Would you write out the listing verbatim and skip every picture in it?

=== Source material ===

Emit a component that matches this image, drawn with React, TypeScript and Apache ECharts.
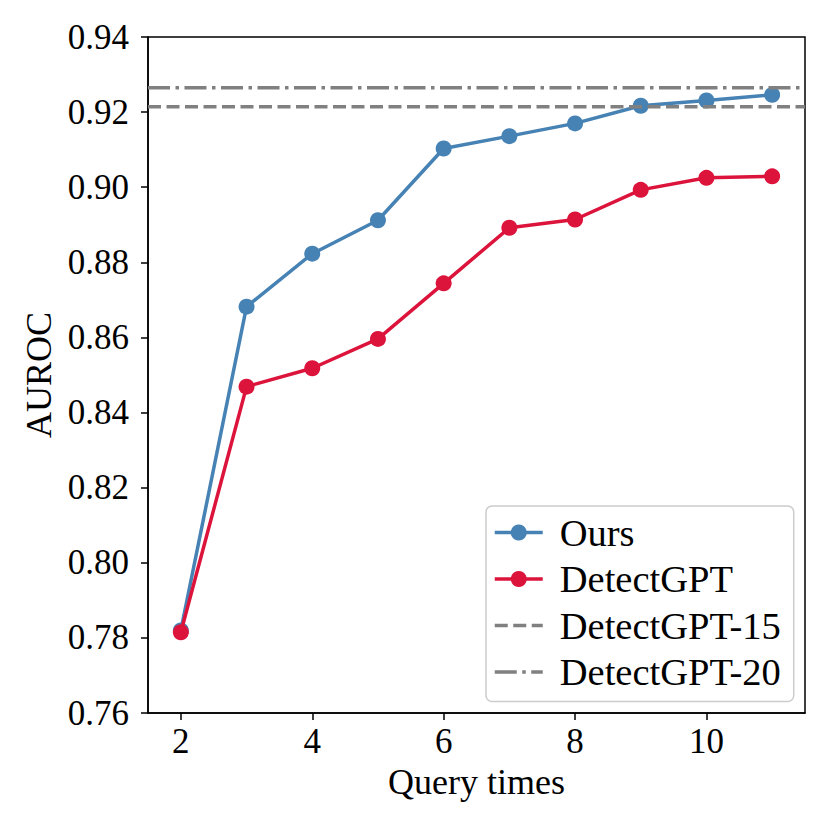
import React, { useEffect, useRef } from "react";
import * as echarts from "echarts";

const xValues = [2, 3, 4, 5, 6, 7, 8, 9, 10, 11];
const oursValues = [0.782, 0.8682, 0.8823, 0.8912, 0.9103, 0.9136, 0.917, 0.9217, 0.9231, 0.9246];
const detectGptValues = [0.7815, 0.8469, 0.8518, 0.8596, 0.8744, 0.8892, 0.8914, 0.8993, 0.9025, 0.9029];
const detectGpt15 = 0.9214;
const detectGpt20 = 0.9265;
const xTicks = [2, 4, 6, 8, 10];
const xMin = 1.5;
const xMax = 11.5;
const yMin = 0.76;
const yMax = 0.94;
const yStep = 0.02;
const seriesNames = ["Ours", "DetectGPT", "DetectGPT-15", "DetectGPT-20"];

const FONT = '"Liberation Serif", "Times New Roman", serif';

export default function App() {
  const ref = useRef<HTMLDivElement>(null);
  useEffect(() => {
    document.body.style.margin = "0";
    const chart = echarts.init(ref.current!, null, { renderer: "svg" });
    const pair = (vals: number[]) => xValues.map((x, i) => [x, vals[i]]);
    chart.setOption({
      animation: false,
      backgroundColor: "#ffffff",
      grid: {
        left: 148,
        right: 25,
        top: 37,
        bottom: 117,
        show: true,
        borderColor: "#000",
        borderWidth: 1.5,
        backgroundColor: "transparent",
      },
      xAxis: {
        type: "value",
        min: xMin,
        max: xMax,
        name: "Query times",
        nameLocation: "middle",
        nameGap: 50,
        nameTextStyle: { fontFamily: FONT, fontSize: 36, color: "#000" },
        axisLine: { show: true, lineStyle: { color: "#000", width: 1.5 } },
        axisTick: { show: true, length: 7, lineStyle: { color: "#000", width: 1.5 }, customValues: xTicks },
        axisLabel: { fontFamily: FONT, fontSize: 35, color: "#000", margin: 11, customValues: xTicks },
        splitLine: { show: false },
      },
      yAxis: {
        type: "value",
        min: yMin,
        max: yMax,
        interval: yStep,
        name: "AUROC",
        nameLocation: "middle",
        nameGap: 89,
        nameTextStyle: { fontFamily: FONT, fontSize: 36, color: "#000" },
        axisLine: { show: true, lineStyle: { color: "#000", width: 1.5 } },
        axisTick: { show: true, length: 7, lineStyle: { color: "#000", width: 1.5 } },
        axisLabel: {
          fontFamily: FONT,
          fontSize: 35,
          color: "#000",
          margin: 19,
          formatter: (v: number) => v.toFixed(2),
        },
        splitLine: { show: false },
      },
      legend: {
        orient: "vertical",
        left: 486,
        top: 506,
        data: [
          { name: seriesNames[0] },
          { name: seriesNames[1] },
          { name: seriesNames[2], itemStyle: { opacity: 0 } },
          { name: seriesNames[3], itemStyle: { opacity: 0 } },
        ],
        itemWidth: 48,
        itemHeight: 20,
        itemGap: 7.5,
        padding: [7, 13, 10, 7],
        backgroundColor: "rgba(255,255,255,0.8)",
        borderColor: "#cccccc",
        borderWidth: 1.5,
        borderRadius: 6,
        lineStyle: { width: 3.5 },
        textStyle: { fontFamily: FONT, fontSize: 38.5, color: "#000", lineHeight: 38.5, padding: [0, 0, 0, 12] },
      },
      series: [
        {
          name: seriesNames[0],
          type: "line",
          data: pair(oursValues),
          symbol: "circle",
          symbolSize: 16,
          itemStyle: { color: "#4682B4" },
          lineStyle: { color: "#4682B4", width: 3.5 },
          z: 2,
        },
        {
          name: seriesNames[1],
          type: "line",
          data: pair(detectGptValues),
          symbol: "circle",
          symbolSize: 16,
          itemStyle: { color: "#DC143C" },
          lineStyle: { color: "#DC143C", width: 3.5 },
          z: 3,
        },
        {
          name: seriesNames[2],
          type: "line",
          data: [
            [xMin, detectGpt15],
            [xMax, detectGpt15],
          ],
          symbol: "none",
          itemStyle: { color: "#808080" },
          lineStyle: { color: "#808080", width: 3.5, type: [13, 5.5] },
          z: 4,
        },
        {
          name: seriesNames[3],
          type: "line",
          data: [
            [xMin, detectGpt20],
            [xMax, detectGpt20],
          ],
          symbol: "none",
          itemStyle: { color: "#808080" },
          lineStyle: { color: "#808080", width: 3.5, type: [22, 5.5, 3.5, 5.5] },
          z: 4,
        },
      ],
    });
    return () => chart.dispose();
  }, []);
  return <div ref={ref} style={{ width: 830, height: 830 }} />;
}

===

Worked solution ▸
Emit a component that matches this image, drawn with React, TypeScript and Apache ECharts.
import React, { useEffect, useRef } from "react";
import * as echarts from "echarts";

const xValues = [2, 3, 4, 5, 6, 7, 8, 9, 10, 11];
const oursValues = [0.782, 0.8682, 0.8823, 0.8912, 0.9103, 0.9136, 0.917, 0.9217, 0.9231, 0.9246];
const detectGptValues = [0.7815, 0.8469, 0.8518, 0.8596, 0.8744, 0.8892, 0.8914, 0.8993, 0.9025, 0.9029];
const detectGpt15 = 0.9214;
const detectGpt20 = 0.9265;
const xTicks = [2, 4, 6, 8, 10];
const xMin = 1.5;
const xMax = 11.5;
const yMin = 0.76;
const yMax = 0.94;
const yStep = 0.02;
const seriesNames = ["Ours", "DetectGPT", "DetectGPT-15", "DetectGPT-20"];

const FONT = '"Liberation Serif", "Times New Roman", serif';

export default function App() {
  const ref = useRef<HTMLDivElement>(null);
  useEffect(() => {
    document.body.style.margin = "0";
    const chart = echarts.init(ref.current!, null, { renderer: "svg" });
    const pair = (vals: number[]) => xValues.map((x, i) => [x, vals[i]]);
    chart.setOption({
      animation: false,
      backgroundColor: "#ffffff",
      grid: {
        left: 148,
        right: 25,
        top: 37,
        bottom: 117,
        show: true,
        borderColor: "#000",
        borderWidth: 1.5,
        backgroundColor: "transparent",
      },
      xAxis: {
        type: "value",
        min: xMin,
        max: xMax,
        name: "Query times",
        nameLocation: "middle",
        nameGap: 50,
        nameTextStyle: { fontFamily: FONT, fontSize: 36, color: "#000" },
        axisLine: { show: true, lineStyle: { color: "#000", width: 1.5 } },
        axisTick: { show: true, length: 7, lineStyle: { color: "#000", width: 1.5 }, customValues: xTicks },
        axisLabel: { fontFamily: FONT, fontSize: 35, color: "#000", margin: 11, customValues: xTicks },
        splitLine: { show: false },
      },
      yAxis: {
        type: "value",
        min: yMin,
        max: yMax,
        interval: yStep,
        name: "AUROC",
        nameLocation: "middle",
        nameGap: 89,
        nameTextStyle: { fontFamily: FONT, fontSize: 36, color: "#000" },
        axisLine: { show: true, lineStyle: { color: "#000", width: 1.5 } },
        axisTick: { show: true, length: 7, lineStyle: { color: "#000", width: 1.5 } },
        axisLabel: {
          fontFamily: FONT,
          fontSize: 35,
          color: "#000",
          margin: 19,
          formatter: (v: number) => v.toFixed(2),
        },
        splitLine: { show: false },
      },
      legend: {
        orient: "vertical",
        left: 486,
        top: 506,
        data: [
          { name: seriesNames[0] },
          { name: seriesNames[1] },
          { name: seriesNames[2], itemStyle: { opacity: 0 } },
          { name: seriesNames[3], itemStyle: { opacity: 0 } },
        ],
        itemWidth: 48,
        itemHeight: 20,
        itemGap: 7.5,
        padding: [7, 13, 10, 7],
        backgroundColor: "rgba(255,255,255,0.8)",
        borderColor: "#cccccc",
        borderWidth: 1.5,
        borderRadius: 6,
        lineStyle: { width: 3.5 },
        textStyle: { fontFamily: FONT, fontSize: 38.5, color: "#000", lineHeight: 38.5, padding: [0, 0, 0, 12] },
      },
      series: [
        {
          name: seriesNames[0],
          type: "line",
          data: pair(oursValues),
          symbol: "circle",
          symbolSize: 16,
          itemStyle: { color: "#4682B4" },
          lineStyle: { color: "#4682B4", width: 3.5 },
          z: 2,
        },
        {
          name: seriesNames[1],
          type: "line",
          data: pair(detectGptValues),
          symbol: "circle",
          symbolSize: 16,
          itemStyle: { color: "#DC143C" },
          lineStyle: { color: "#DC143C", width: 3.5 },
          z: 3,
        },
        {
          name: seriesNames[2],
          type: "line",
          data: [
            [xMin, detectGpt15],
            [xMax, detectGpt15],
          ],
          symbol: "none",
          itemStyle: { color: "#808080" },
          lineStyle: { color: "#808080", width: 3.5, type: [13, 5.5] },
          z: 4,
        },
        {
          name: seriesNames[3],
          type: "line",
          data: [
            [xMin, detectGpt20],
            [xMax, detectGpt20],
          ],
          symbol: "none",
          itemStyle: { color: "#808080" },
          lineStyle: { color: "#808080", width: 3.5, type: [22, 5.5, 3.5, 5.5] },
          z: 4,
        },
      ],
    });
    return () => chart.dispose();
  }, []);
  return <div ref={ref} style={{ width: 830, height: 830 }} />;
}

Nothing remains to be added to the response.